- The Washington Times - Friday, October 13, 2000

Taiwan's President Chen Shui-bian, elected this year as the candidate of a party committed to independence, has exercised caution and moderation in dealing with communist China, Taipei's chief representative to the United States said yesterday.

"The Chen government has exercised moderation and is trying hard to engage mainland China but the mainland insists that we accept the one-China principle before dialogue can begin," Chien Chien-jen, chief of Taipei's office in Washington, told editors and reporters at a luncheon at The Washington Times.

"The president is willing to put one China on the table as an issue to be discussed, not as a principle to be accepted."

The distinction is vital because one China for the mainland means Taiwan's acceptance of communist rule.

President Chen has steered the country toward the center despite pressure from some of the five factions that make up his Democratic Progressive Party (DPP). Some are calling on Taiwan to reject China's demand for acceptance of the one-China principle and to move toward independence.

On defense matters, Mr. Chien said a state of equilibrium now exists between Taiwan and the mainland, with the island enjoying "qualitative arms superiority" while the mainland has "quantitative superiority."

"The real concern is that, say five years down the road, the mainland could achieve superiority in quantity and quality unless a vigorous arms sales program by the United States continues."

Taiwan, in the five decades since Chiang Kai-shek's forces fled there from the communists on the mainland, has transformed itself into one of the world's most freemarket-oriented nations and from a Nationalist Party dictatorship to a multi-party democracy.

Mr. Chen has said repeatedly that he cannot abandon the Taiwan government's sovereignty.

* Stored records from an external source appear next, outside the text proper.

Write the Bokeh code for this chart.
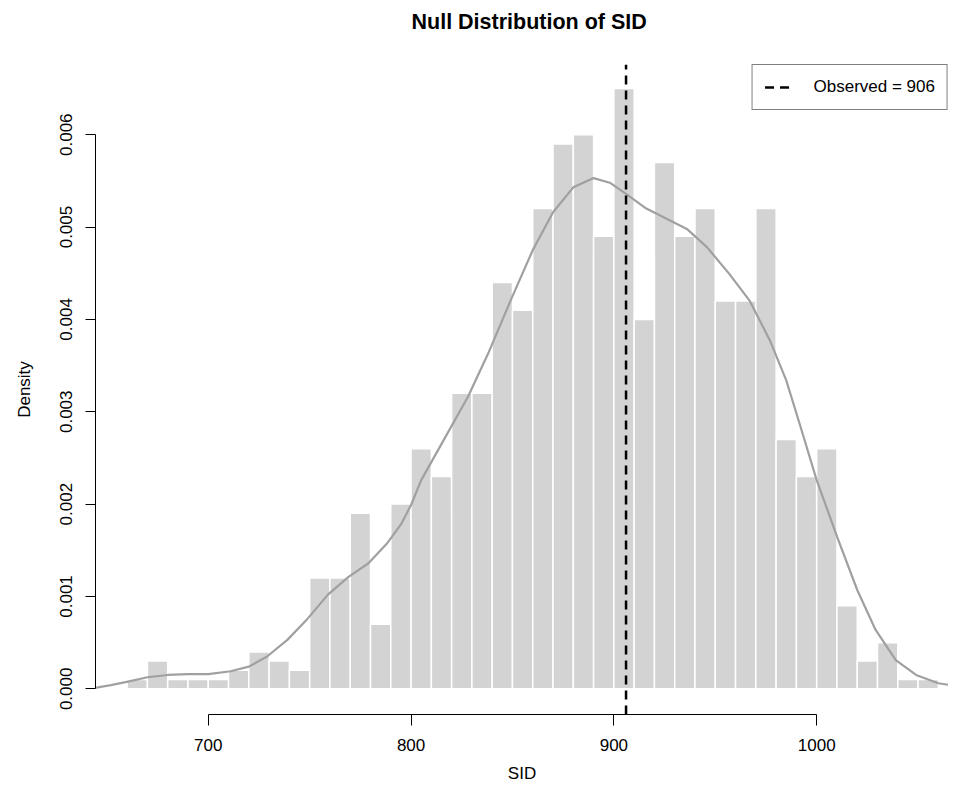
from bokeh.plotting import figure
from bokeh.models import Range1d, FixedTicker, Legend, LegendItem, PrintfTickFormatter
from bokeh.embed import file_html
from bokeh.resources import INLINE

# ---- data ----
bin_edges = [660, 670, 680, 690, 700, 710, 720, 730, 740, 750, 760, 770, 780, 790,
             800, 810, 820, 830, 840, 850, 860, 870, 880, 890, 900, 910, 920, 930,
             940, 950, 960, 970, 980, 990, 1000, 1010, 1020, 1030, 1040, 1050, 1060]
bar_density = [0.0001, 0.0003, 0.0001, 0.0001, 0.0001, 0.0002, 0.0004, 0.0003, 0.0002,
               0.0012, 0.0012, 0.0019, 0.0007, 0.0020, 0.0026, 0.0023, 0.0032, 0.0032,
               0.0044, 0.0041, 0.0052, 0.0059, 0.0060, 0.0049, 0.0065, 0.0040, 0.0057,
               0.0049, 0.0052, 0.0042, 0.0042, 0.0052, 0.0027, 0.0023, 0.0026, 0.0009,
               0.0003, 0.0005, 0.0001, 0.0001]

dens_x = [644, 652, 661, 670, 680, 690, 700, 711, 720, 729, 739, 749, 759, 769, 779,
          788, 795, 800, 805, 816, 828, 838, 849, 860, 870, 880, 890, 898, 906, 916,
          926, 936, 946, 957, 967, 977, 985, 992, 1000, 1010, 1020, 1029, 1039, 1049,
          1060, 1072]
dens_y = [0.00001, 0.00004, 0.00008, 0.000125, 0.00015, 0.00016, 0.00016, 0.00019,
          0.00024, 0.00035, 0.00053, 0.00076, 0.00102, 0.00121, 0.00136, 0.00157,
          0.00178, 0.00199, 0.00226, 0.00269, 0.00316, 0.00363, 0.00420, 0.00475,
          0.00516, 0.00543, 0.00553, 0.00548, 0.00536, 0.00520, 0.00509, 0.00498,
          0.00478, 0.00449, 0.00420, 0.00377, 0.00334, 0.00284, 0.00226, 0.00165,
          0.00107, 0.00064, 0.00031, 0.00015, 0.00006, 0.00002]

observed = 906
observed_label = "Observed = 906"
x_ticks = [700, 800, 900, 1000]
y_ticks = [0.000, 0.001, 0.002, 0.003, 0.004, 0.005, 0.006]
title_text = "Null Distribution of SID"
x_label = "SID"
y_label = "Density"

FONT = "Liberation Sans"

xr = Range1d(644.4, 1065.0)
yr = Range1d(-0.000278, 0.00676)

p = figure(width=948, height=786, output_backend="svg", toolbar_location=None,
           x_range=xr, y_range=yr,
           min_border_left=95, min_border_right=0, min_border_top=63, min_border_bottom=72,
           background_fill_color="white", border_fill_color="white")
p.outline_line_color = None
p.grid.visible = False

# trailing line break reserves room so the title sits high above the plot, as in R
p.title.text = title_text + "\n"
p.title.text_font = FONT
p.title.text_font_size = "21.5px"
p.title.text_font_style = "bold"
p.title.align = "left"
p.title.offset = 316
p.title.standoff = 14
p.title.text_color = "black"

p.quad(left=bin_edges[:-1], right=bin_edges[1:], bottom=0, top=bar_density,
       fill_color="#d3d3d3", line_color="white", line_width=1.5)

p.line(dens_x, dens_y, line_color="#a0a0a0", line_width=2.2)

obs_line = p.line(x=[observed, observed], y=[yr.start, yr.end], line_color="black",
                  line_width=2.5, line_dash="9 6")

legend = Legend(items=[LegendItem(label=observed_label, renderers=[obs_line])],
                location="top_right")
legend.margin = 0
legend.padding = 12
legend.glyph_width = 27
legend.label_standoff = 22
legend.border_line_color = "black"
legend.border_line_width = 1
legend.label_text_font = FONT
legend.label_text_font_size = "17px"
legend.label_text_color = "black"
legend.background_fill_color = "white"
legend.background_fill_alpha = 1.0
p.add_layout(legend)

for ax in (p.xaxis[0], p.yaxis[0]):
    ax.axis_line_color = "black"
    ax.major_tick_line_color = "black"
    ax.minor_tick_line_color = None
    ax.major_tick_in = 0
    ax.major_label_text_font = FONT
    ax.major_label_text_font_size = "17px"
    ax.major_label_text_color = "black"
    ax.axis_label_text_font = FONT
    ax.axis_label_text_font_size = "17px"
    ax.axis_label_text_font_style = "normal"
    ax.axis_label_text_color = "black"

xa = p.xaxis[0]
xa.ticker = FixedTicker(ticks=x_ticks)
xa.bounds = (x_ticks[0], x_ticks[-1])
xa.major_tick_out = 11
xa.major_label_standoff = 13
xa.axis_label = x_label
xa.axis_label_standoff = 10

ya = p.yaxis[0]
ya.ticker = FixedTicker(ticks=y_ticks)
ya.bounds = (y_ticks[0], y_ticks[-1])
ya.formatter = PrintfTickFormatter(format="%.3f")
ya.major_label_orientation = "vertical"
ya.major_tick_out = 10
ya.major_label_standoff = 13
ya.axis_label = y_label
ya.axis_label_standoff = 24

open("out.html", "w").write(file_html(p, INLINE))
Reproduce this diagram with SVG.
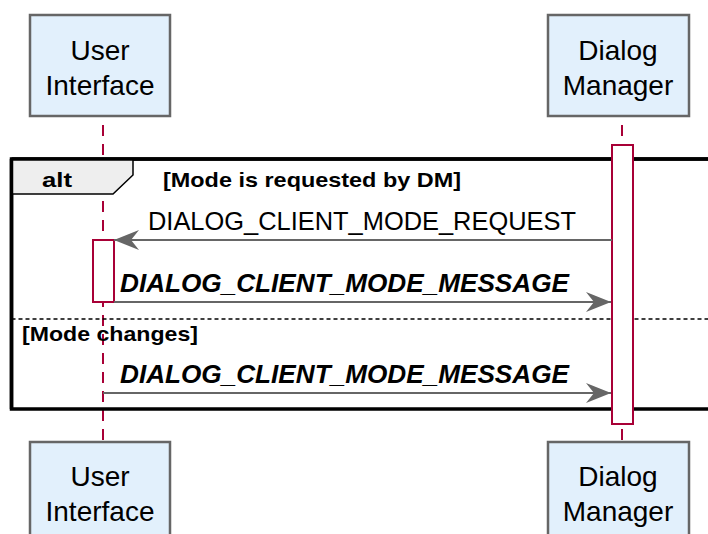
<svg xmlns="http://www.w3.org/2000/svg" width="708" height="534" viewBox="0 0 708 534">
<defs>
<style>
.part{fill:#E2F0FC;stroke:#666666;stroke-width:2.5}
.ptxt{font-family:"Liberation Sans",Arial,sans-serif;font-size:28px;fill:#000;text-anchor:middle}
.life{stroke:#A80036;stroke-width:2;stroke-dasharray:11,8;fill:none}
.act{fill:#FFFFFF;stroke:#A80036;stroke-width:2}
.msg{stroke:#666666;stroke-width:2;fill:none}
.mtxt{font-family:"Liberation Sans",Arial,sans-serif;font-size:26px;fill:#000}
.mtxtb{font-family:"Liberation Sans",Arial,sans-serif;font-size:26px;font-weight:bold;font-style:italic;fill:#000}
.gtxt{font-family:"Liberation Sans",Arial,sans-serif;font-size:21px;font-weight:bold;fill:#000}
</style>
<marker id="arr" viewBox="0 0 25 20" refX="25" refY="10" markerWidth="25" markerHeight="20" markerUnits="userSpaceOnUse" orient="auto">
<path d="M0,0 L25,10 L0,20 L8,10 Z" fill="#666666"/>
</marker>
</defs>
<g id="lifelines">
<line class="life" x1="103" y1="125" x2="103" y2="442"/>
<line class="life" x1="622" y1="125" x2="622" y2="442"/>
</g>
<g id="alt-frame">
<rect x="11.5" y="159" width="720" height="250" fill="none" stroke="#000" stroke-width="3.5"/>
<path d="M11.5,159 L133,159 L133,175 L113,194 L11.5,194 Z" fill="#EEEEEE" stroke="#000" stroke-width="1.5"/>
<line x1="11.5" y1="159" x2="720" y2="159" stroke="#000" stroke-width="3.5"/>
<line x1="11.5" y1="159" x2="11.5" y2="409" stroke="#000" stroke-width="3.5"/>
<text x="42" y="187" class="gtxt" textLength="30" lengthAdjust="spacingAndGlyphs">alt</text>
<text x="163" y="187" class="gtxt" textLength="298" lengthAdjust="spacingAndGlyphs">[Mode is requested by DM]</text>
<line x1="11.5" y1="319" x2="708" y2="319" stroke="#000" stroke-width="1.5" stroke-dasharray="4,3"/>
<text x="22" y="341" class="gtxt" textLength="176" lengthAdjust="spacingAndGlyphs">[Mode changes]</text>
</g>
<g id="activations">
<rect class="act" x="93" y="240" width="21" height="62"/>
<rect class="act" x="612" y="145" width="21" height="279"/>
</g>
<g id="connectors">
<line class="msg" x1="612" y1="240" x2="114" y2="240" marker-end="url(#arr)"/>
<text x="148" y="230" class="mtxt" textLength="428" lengthAdjust="spacingAndGlyphs">DIALOG_CLIENT_MODE_REQUEST</text>
<line class="msg" x1="114" y1="302" x2="611" y2="302" marker-end="url(#arr)"/>
<text x="120" y="292" class="mtxtb" textLength="449" lengthAdjust="spacingAndGlyphs">DIALOG_CLIENT_MODE_MESSAGE</text>
<line class="msg" x1="103" y1="393" x2="611" y2="393" marker-end="url(#arr)"/>
<text x="120" y="383" class="mtxtb" textLength="449" lengthAdjust="spacingAndGlyphs">DIALOG_CLIENT_MODE_MESSAGE</text>
</g>
<g id="ui-top">
<rect class="part" x="30" y="15" width="140" height="101"/>
<text x="100" y="60" class="ptxt">User</text>
<text x="100" y="95" class="ptxt">Interface</text>
</g>
<g id="dm-top">
<rect class="part" x="548" y="15" width="141" height="101"/>
<text x="618" y="60" class="ptxt">Dialog</text>
<text x="618" y="95" class="ptxt">Manager</text>
</g>
<g id="ui-bottom">
<rect class="part" x="30" y="442" width="140" height="101"/>
<text x="100" y="486" class="ptxt">User</text>
<text x="100" y="521" class="ptxt">Interface</text>
</g>
<g id="dm-bottom">
<rect class="part" x="548" y="442" width="141" height="101"/>
<text x="618" y="486" class="ptxt">Dialog</text>
<text x="618" y="521" class="ptxt">Manager</text>
</g>
</svg>
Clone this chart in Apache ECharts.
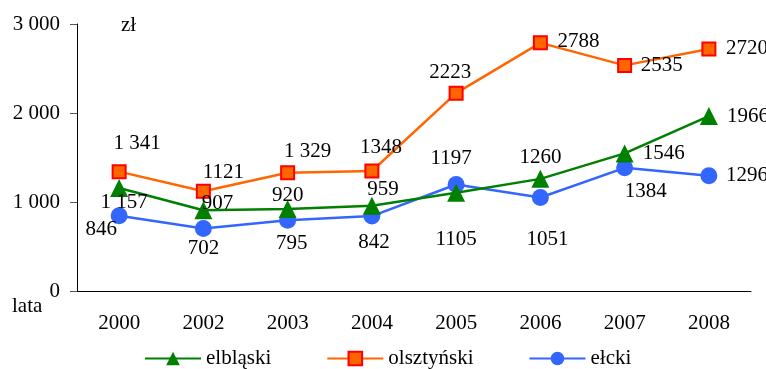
<!DOCTYPE html>
<html>
<head>
<meta charset="utf-8">
<script src="https://cdn.jsdelivr.net/npm/echarts@6/dist/echarts.min.js"></script>
<style>
html,body{margin:0;padding:0;background:#fff;}
#chart{width:766px;height:369px;}
</style>
</head>
<body>
<div id="chart"></div>
<script>
// Years on the category axis
const years = ['2000', '2002', '2003', '2004', '2005', '2006', '2007', '2008'];

// Average values per subregion (zł)
const elblaski = [1157, 907, 920, 959, 1105, 1260, 1546, 1966];
const olsztynski = [1341, 1121, 1329, 1348, 2223, 2788, 2535, 2720];
const elcki = [846, 702, 795, 842, 1197, 1051, 1384, 1296];

// Value labels as printed next to each point
const elblaskiLabels = ['1 157', '907', '920', '959', '1105', '1260', '1546', '1966'];
const olsztynskiLabels = ['1 341', '1121', '1 329', '1348', '2223', '2788', '2535', '2720'];
const elckiLabels = ['846', '702', '795', '842', '1197', '1051', '1384', '1296'];

// Label offsets from point centre [dx, dy]
const elblaskiOffsets = [[5, 14], [14, -7], [0, -14], [11, -16], [0, 47], [0, -21], [39, 0], [39, 0]];
const olsztynskiOffsets = [[18, -28], [20, -19], [20, -21], [9, -24], [-6, -21], [38, -1], [37, 0], [38, 0]];
const elckiOffsets = [[-18, 14], [0, 20], [4, 23], [2, 26], [-5, -26], [7, 42], [21, 24], [38, 0]];

const FONT = 'Liberation Serif, Times New Roman, serif';
const FS = 21;

function buildData(values, labels, offsets) {
  return values.map((v, i) => ({
    value: v,
    label: {
      show: true,
      position: 'inside',
      offset: offsets[i],
      formatter: labels[i],
      color: '#000',
      fontFamily: FONT,
      fontSize: FS,
      align: 'center',
      verticalAlign: 'middle'
    }
  }));
}

const chart = echarts.init(document.getElementById('chart'));
chart.setOption({
  animation: false,
  backgroundColor: '#fff',
  textStyle: { fontFamily: FONT },
  grid: { left: 77, right: 15, top: 24, bottom: 78 },
  legend: {
    top: 343,
    left: 139,
    itemWidth: 56,
    itemHeight: 17,
    itemGap: 55,
    textStyle: { fontFamily: FONT, fontSize: FS, color: '#000' },
    data: ['elbląski', 'olsztyński', 'ełcki']
  },
  xAxis: {
    type: 'category',
    data: years,
    boundaryGap: true,
    axisLine: { lineStyle: { color: '#000', width: 1 } },
    axisTick: { length: 7, lineStyle: { color: '#000' } },
    axisLabel: { color: '#000', fontFamily: FONT, fontSize: FS, margin: 22 }
  },
  yAxis: {
    type: 'value',
    min: 0,
    max: 3000,
    interval: 1000,
    splitLine: { show: false },
    axisLine: { show: true, lineStyle: { color: '#000', width: 1 } },
    axisTick: { show: true, length: 7, lineStyle: { color: '#555' } },
    axisLabel: {
      color: '#000', fontFamily: FONT, fontSize: FS, margin: 17,
      formatter: v => v >= 1000 ? String(v).replace(/(\d)(\d{3})$/, '$1 $2') : String(v)
    }
  },
  graphic: [
    { type: 'text', left: 121, top: 15, style: { text: 'zł', font: FS + 'px ' + FONT, fill: '#000' } },
    { type: 'text', left: 12, top: 296, style: { text: 'lata', font: FS + 'px ' + FONT, fill: '#000' } }
  ],
  series: [
    {
      name: 'elbląski',
      type: 'line',
      data: buildData(elblaski, elblaskiLabels, elblaskiOffsets),
      symbol: 'triangle',
      symbolSize: 18,
      lineStyle: { color: '#008000', width: 2.5 },
      itemStyle: { color: '#008000' },
      z: 3
    },
    {
      name: 'olsztyński',
      type: 'line',
      data: buildData(olsztynski, olsztynskiLabels, olsztynskiOffsets),
      symbol: 'rect',
      symbolSize: 13,
      lineStyle: { color: '#ff6600', width: 2.5 },
      itemStyle: { color: '#ff6600', borderColor: '#ff0000', borderWidth: 2 },
      z: 2
    },
    {
      name: 'ełcki',
      type: 'line',
      data: buildData(elcki, elckiLabels, elckiOffsets),
      symbol: 'circle',
      symbolSize: 17,
      lineStyle: { color: '#3366ff', width: 2.5 },
      itemStyle: { color: '#3366ff' },
      z: 1
    }
  ]
});
</script>
</body>
</html>
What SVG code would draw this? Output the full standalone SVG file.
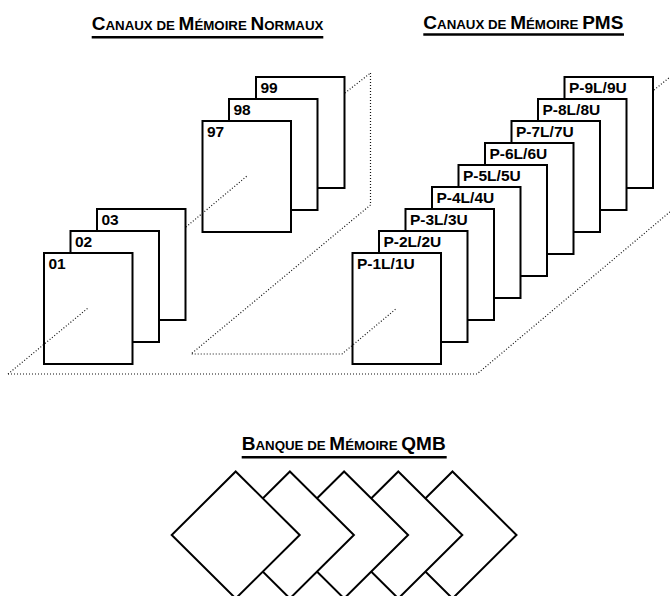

This mixture of firmness and conciliation has enabled Mr. Chen to maintain his popularity, which skyrocketed in March when he defeated the Nationalist Party candidate to end five decades of one-party rule.

"The Chen government is still riding a wave of popularity," Mr. Chien said. "It is not as high as the 80 percent approval when he took office in April, it's about 60 percent now."

Mr. Chien also disclosed that he had sent a letter to a representative of the U.S. government, describing the strong antipathy aroused in Chinese communities in the United States over the Justice Department's handling of the Wen Ho Lee spy case.

The implication was that the communities viewed the case as tinged with racism.

Lee, 60, pleaded guilty to illegally transferring secret data from classified computers at the Los Alamos National Laboratory in New Mexico and then downloading the information to a computer at a location he knew was unsecured.

The data included information on the design, manufacture and use of nuclear weapons.

Mr. Chien, who was foreign minister in the last administration and held several high posts before that, is director of Taipei Economic and Cultural Representative Office, Taiwan's de facto embassy in the United States.

The office was created as a vehicle for Taiwan to conduct normal government-to-government affairs in the absence of official recognition.

U.S.-Taiwan relations are governed by the Taiwan Relations Act, which provides for arms sales sufficient to maintain the island's defense.